Artist Statement
<In process. Friday, 6th November 2009>
My most recent project has been exploring the idea of structure;
specifically the personal structure, and howw this is made up. I am
exploring this subject through text, illustrated image, and photography.
<pre 2008>
Currently,
in my art practice my main focus is on large scale, mural photography
and installation work. I found the studio photographic process a good
place to start to explore performance, where one performs the part of
the photographer and of the subject, and with the end product an
installation, the conflation of the real and the imaginary, where the
viewer is brought into the projected mind space of the installation,
and can therefore act the part of the audience.
I have been exploring how the performative elements of the subject
effect the photographic process, and their correlation to reality. I am
particularly interested in the reality effect created by a photograph,
and how I, the artist can manipulate these boundaries to my advantage.
Using the life sized photographs placed next to the stage, or studio
set up, in which the photographer and the subject perform the
photographing process, I try to get as close to real colour, and
preportions, in order to simulate the “real” space of the
photographic studio for the end product, therefore posing questions as
to where the boundaries lie in this pre-conceived notion of real space,
and photographic space.
To constitute these questions, I place the same signifiers within the
photographs, as within the set-up of the installation, trying to
stimulate a sense of similarity between reality and photo-reality.
I have been influenced by artists; Erwin Wurm, and his fluxist
performance style photographs, Jeff wall's imitation and appropriation
photography and Japanese wood block prints, such as those in Ukiyo-e
(Pictures of the Floating World) at NGV, particularly
Hokusai
and
Hiroshige, and their use of signifiers telling the story.When
taking photographs, I
feel that they are biased, producing a
“flat” image, and they only show one persons perspective,
usually the photographer.

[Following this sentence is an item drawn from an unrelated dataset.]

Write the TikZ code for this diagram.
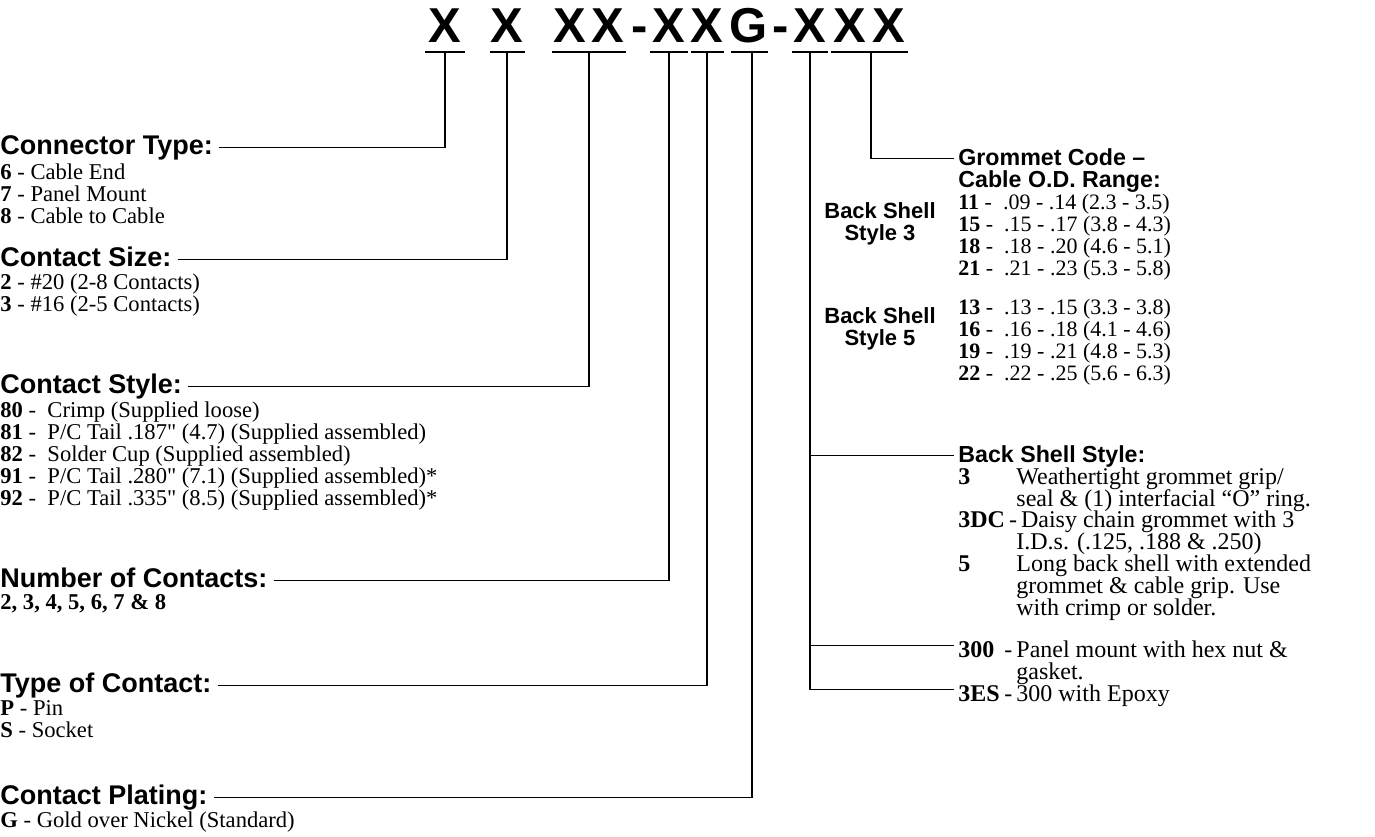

To further my study I would like to
manipulate this situation and explore the flatness or the two
dimensional representation that photographs are, and introduce elements
that bring an object outside, into the two dimensional space set up by
the photograph. Manipulating the way a photograph can cause the
ganzfeld effect, where we look through the image/photograph to what is
contained in it, as if it were more then representation; as if it were
real space. The co-existence of reality and fiction in/along the same
plain.
This next year for
me will be integral building blocks in furthering my
career as an artist. I will be able to explore in greater detail
aspects of my practice which I haven't had the opportunity to do as of
yet for example video and further interactive installation.